-- EXTRACTED INFORMATION --

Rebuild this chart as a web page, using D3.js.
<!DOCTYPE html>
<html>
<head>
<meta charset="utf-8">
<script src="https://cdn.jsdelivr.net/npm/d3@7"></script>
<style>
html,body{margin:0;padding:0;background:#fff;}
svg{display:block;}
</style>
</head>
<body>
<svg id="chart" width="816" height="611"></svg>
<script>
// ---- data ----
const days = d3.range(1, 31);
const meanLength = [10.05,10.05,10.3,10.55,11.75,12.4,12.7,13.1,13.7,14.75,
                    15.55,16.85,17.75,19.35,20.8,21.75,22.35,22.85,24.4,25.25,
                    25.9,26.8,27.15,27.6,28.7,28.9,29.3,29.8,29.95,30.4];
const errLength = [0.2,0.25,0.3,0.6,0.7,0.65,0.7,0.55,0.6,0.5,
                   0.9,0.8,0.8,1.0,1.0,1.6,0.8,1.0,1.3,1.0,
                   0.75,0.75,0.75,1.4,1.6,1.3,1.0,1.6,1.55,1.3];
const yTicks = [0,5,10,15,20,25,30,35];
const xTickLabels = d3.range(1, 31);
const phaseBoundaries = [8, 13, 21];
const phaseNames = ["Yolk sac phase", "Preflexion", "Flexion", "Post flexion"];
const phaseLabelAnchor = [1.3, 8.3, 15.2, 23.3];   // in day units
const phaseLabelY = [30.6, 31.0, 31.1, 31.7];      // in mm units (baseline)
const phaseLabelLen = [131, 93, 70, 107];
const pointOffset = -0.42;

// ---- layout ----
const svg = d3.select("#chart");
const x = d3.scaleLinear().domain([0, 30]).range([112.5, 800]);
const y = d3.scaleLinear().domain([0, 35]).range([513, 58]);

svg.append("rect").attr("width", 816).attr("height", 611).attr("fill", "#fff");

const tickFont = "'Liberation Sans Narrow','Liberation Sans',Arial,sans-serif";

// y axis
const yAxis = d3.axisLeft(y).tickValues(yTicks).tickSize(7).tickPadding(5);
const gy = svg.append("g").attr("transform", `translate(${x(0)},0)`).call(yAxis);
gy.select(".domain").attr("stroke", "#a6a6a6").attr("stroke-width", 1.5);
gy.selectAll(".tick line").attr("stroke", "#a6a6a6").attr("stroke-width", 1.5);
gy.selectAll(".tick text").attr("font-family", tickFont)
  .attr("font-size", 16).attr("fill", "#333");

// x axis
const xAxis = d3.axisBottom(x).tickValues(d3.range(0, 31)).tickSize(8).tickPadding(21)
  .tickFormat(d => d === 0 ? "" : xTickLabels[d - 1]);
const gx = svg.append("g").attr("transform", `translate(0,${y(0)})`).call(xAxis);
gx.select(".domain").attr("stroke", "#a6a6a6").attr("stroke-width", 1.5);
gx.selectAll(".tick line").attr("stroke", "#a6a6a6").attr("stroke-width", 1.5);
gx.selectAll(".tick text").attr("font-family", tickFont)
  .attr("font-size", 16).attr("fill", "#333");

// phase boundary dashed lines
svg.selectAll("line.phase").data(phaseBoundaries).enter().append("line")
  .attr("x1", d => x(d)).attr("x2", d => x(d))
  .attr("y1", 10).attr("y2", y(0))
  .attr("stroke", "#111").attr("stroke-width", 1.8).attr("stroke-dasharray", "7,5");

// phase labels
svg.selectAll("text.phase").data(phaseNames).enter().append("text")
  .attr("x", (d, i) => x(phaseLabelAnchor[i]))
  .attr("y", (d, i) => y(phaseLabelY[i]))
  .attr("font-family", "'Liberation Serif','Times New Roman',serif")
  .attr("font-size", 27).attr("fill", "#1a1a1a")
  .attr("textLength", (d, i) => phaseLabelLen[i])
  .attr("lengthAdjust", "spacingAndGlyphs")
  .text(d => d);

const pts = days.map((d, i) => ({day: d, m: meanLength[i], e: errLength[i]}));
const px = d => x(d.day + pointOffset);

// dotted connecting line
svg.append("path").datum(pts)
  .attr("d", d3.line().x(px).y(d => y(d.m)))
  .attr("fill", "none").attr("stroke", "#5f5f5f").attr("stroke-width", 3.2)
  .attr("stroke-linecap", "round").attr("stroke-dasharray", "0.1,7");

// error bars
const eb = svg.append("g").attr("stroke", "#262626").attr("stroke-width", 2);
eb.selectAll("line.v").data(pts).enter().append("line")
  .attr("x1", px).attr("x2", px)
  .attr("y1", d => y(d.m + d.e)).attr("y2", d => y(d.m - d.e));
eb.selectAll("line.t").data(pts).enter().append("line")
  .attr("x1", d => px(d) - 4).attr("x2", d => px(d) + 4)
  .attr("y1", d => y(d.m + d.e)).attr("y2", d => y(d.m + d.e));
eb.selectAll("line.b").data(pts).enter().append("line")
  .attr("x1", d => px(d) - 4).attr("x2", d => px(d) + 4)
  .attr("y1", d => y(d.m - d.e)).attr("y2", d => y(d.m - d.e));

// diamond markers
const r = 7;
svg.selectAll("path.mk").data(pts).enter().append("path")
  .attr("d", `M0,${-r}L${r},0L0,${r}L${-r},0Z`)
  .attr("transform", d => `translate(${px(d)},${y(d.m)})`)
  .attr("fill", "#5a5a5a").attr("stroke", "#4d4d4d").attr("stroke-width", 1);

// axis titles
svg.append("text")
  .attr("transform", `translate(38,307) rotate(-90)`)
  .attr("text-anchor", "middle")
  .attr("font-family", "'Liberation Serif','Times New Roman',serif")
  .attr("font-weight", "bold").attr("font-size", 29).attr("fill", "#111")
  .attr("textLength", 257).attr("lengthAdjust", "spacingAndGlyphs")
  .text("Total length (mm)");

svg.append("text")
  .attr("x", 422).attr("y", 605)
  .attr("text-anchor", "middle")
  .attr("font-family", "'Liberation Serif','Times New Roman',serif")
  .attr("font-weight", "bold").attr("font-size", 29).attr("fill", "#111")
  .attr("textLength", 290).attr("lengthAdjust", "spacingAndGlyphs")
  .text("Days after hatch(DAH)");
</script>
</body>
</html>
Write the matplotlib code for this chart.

-- REQUIREMENTS --
Output each record precisely as given.

-- RESPONSE BELOW --
Rebuild this chart as a web page, using D3.js.
<!DOCTYPE html>
<html>
<head>
<meta charset="utf-8">
<script src="https://cdn.jsdelivr.net/npm/d3@7"></script>
<style>
html,body{margin:0;padding:0;background:#fff;}
svg{display:block;}
</style>
</head>
<body>
<svg id="chart" width="816" height="611"></svg>
<script>
// ---- data ----
const days = d3.range(1, 31);
const meanLength = [10.05,10.05,10.3,10.55,11.75,12.4,12.7,13.1,13.7,14.75,
                    15.55,16.85,17.75,19.35,20.8,21.75,22.35,22.85,24.4,25.25,
                    25.9,26.8,27.15,27.6,28.7,28.9,29.3,29.8,29.95,30.4];
const errLength = [0.2,0.25,0.3,0.6,0.7,0.65,0.7,0.55,0.6,0.5,
                   0.9,0.8,0.8,1.0,1.0,1.6,0.8,1.0,1.3,1.0,
                   0.75,0.75,0.75,1.4,1.6,1.3,1.0,1.6,1.55,1.3];
const yTicks = [0,5,10,15,20,25,30,35];
const xTickLabels = d3.range(1, 31);
const phaseBoundaries = [8, 13, 21];
const phaseNames = ["Yolk sac phase", "Preflexion", "Flexion", "Post flexion"];
const phaseLabelAnchor = [1.3, 8.3, 15.2, 23.3];   // in day units
const phaseLabelY = [30.6, 31.0, 31.1, 31.7];      // in mm units (baseline)
const phaseLabelLen = [131, 93, 70, 107];
const pointOffset = -0.42;

// ---- layout ----
const svg = d3.select("#chart");
const x = d3.scaleLinear().domain([0, 30]).range([112.5, 800]);
const y = d3.scaleLinear().domain([0, 35]).range([513, 58]);

svg.append("rect").attr("width", 816).attr("height", 611).attr("fill", "#fff");

const tickFont = "'Liberation Sans Narrow','Liberation Sans',Arial,sans-serif";

// y axis
const yAxis = d3.axisLeft(y).tickValues(yTicks).tickSize(7).tickPadding(5);
const gy = svg.append("g").attr("transform", `translate(${x(0)},0)`).call(yAxis);
gy.select(".domain").attr("stroke", "#a6a6a6").attr("stroke-width", 1.5);
gy.selectAll(".tick line").attr("stroke", "#a6a6a6").attr("stroke-width", 1.5);
gy.selectAll(".tick text").attr("font-family", tickFont)
  .attr("font-size", 16).attr("fill", "#333");

// x axis
const xAxis = d3.axisBottom(x).tickValues(d3.range(0, 31)).tickSize(8).tickPadding(21)
  .tickFormat(d => d === 0 ? "" : xTickLabels[d - 1]);
const gx = svg.append("g").attr("transform", `translate(0,${y(0)})`).call(xAxis);
gx.select(".domain").attr("stroke", "#a6a6a6").attr("stroke-width", 1.5);
gx.selectAll(".tick line").attr("stroke", "#a6a6a6").attr("stroke-width", 1.5);
gx.selectAll(".tick text").attr("font-family", tickFont)
  .attr("font-size", 16).attr("fill", "#333");

// phase boundary dashed lines
svg.selectAll("line.phase").data(phaseBoundaries).enter().append("line")
  .attr("x1", d => x(d)).attr("x2", d => x(d))
  .attr("y1", 10).attr("y2", y(0))
  .attr("stroke", "#111").attr("stroke-width", 1.8).attr("stroke-dasharray", "7,5");

// phase labels
svg.selectAll("text.phase").data(phaseNames).enter().append("text")
  .attr("x", (d, i) => x(phaseLabelAnchor[i]))
  .attr("y", (d, i) => y(phaseLabelY[i]))
  .attr("font-family", "'Liberation Serif','Times New Roman',serif")
  .attr("font-size", 27).attr("fill", "#1a1a1a")
  .attr("textLength", (d, i) => phaseLabelLen[i])
  .attr("lengthAdjust", "spacingAndGlyphs")
  .text(d => d);

const pts = days.map((d, i) => ({day: d, m: meanLength[i], e: errLength[i]}));
const px = d => x(d.day + pointOffset);

// dotted connecting line
svg.append("path").datum(pts)
  .attr("d", d3.line().x(px).y(d => y(d.m)))
  .attr("fill", "none").attr("stroke", "#5f5f5f").attr("stroke-width", 3.2)
  .attr("stroke-linecap", "round").attr("stroke-dasharray", "0.1,7");

// error bars
const eb = svg.append("g").attr("stroke", "#262626").attr("stroke-width", 2);
eb.selectAll("line.v").data(pts).enter().append("line")
  .attr("x1", px).attr("x2", px)
  .attr("y1", d => y(d.m + d.e)).attr("y2", d => y(d.m - d.e));
eb.selectAll("line.t").data(pts).enter().append("line")
  .attr("x1", d => px(d) - 4).attr("x2", d => px(d) + 4)
  .attr("y1", d => y(d.m + d.e)).attr("y2", d => y(d.m + d.e));
eb.selectAll("line.b").data(pts).enter().append("line")
  .attr("x1", d => px(d) - 4).attr("x2", d => px(d) + 4)
  .attr("y1", d => y(d.m - d.e)).attr("y2", d => y(d.m - d.e));

// diamond markers
const r = 7;
svg.selectAll("path.mk").data(pts).enter().append("path")
  .attr("d", `M0,${-r}L${r},0L0,${r}L${-r},0Z`)
  .attr("transform", d => `translate(${px(d)},${y(d.m)})`)
  .attr("fill", "#5a5a5a").attr("stroke", "#4d4d4d").attr("stroke-width", 1);

// axis titles
svg.append("text")
  .attr("transform", `translate(38,307) rotate(-90)`)
  .attr("text-anchor", "middle")
  .attr("font-family", "'Liberation Serif','Times New Roman',serif")
  .attr("font-weight", "bold").attr("font-size", 29).attr("fill", "#111")
  .attr("textLength", 257).attr("lengthAdjust", "spacingAndGlyphs")
  .text("Total length (mm)");

svg.append("text")
  .attr("x", 422).attr("y", 605)
  .attr("text-anchor", "middle")
  .attr("font-family", "'Liberation Serif','Times New Roman',serif")
  .attr("font-weight", "bold").attr("font-size", 29).attr("fill", "#111")
  .attr("textLength", 290).attr("lengthAdjust", "spacingAndGlyphs")
  .text("Days after hatch(DAH)");
</script>
</body>
</html>
Write the matplotlib code for this chart.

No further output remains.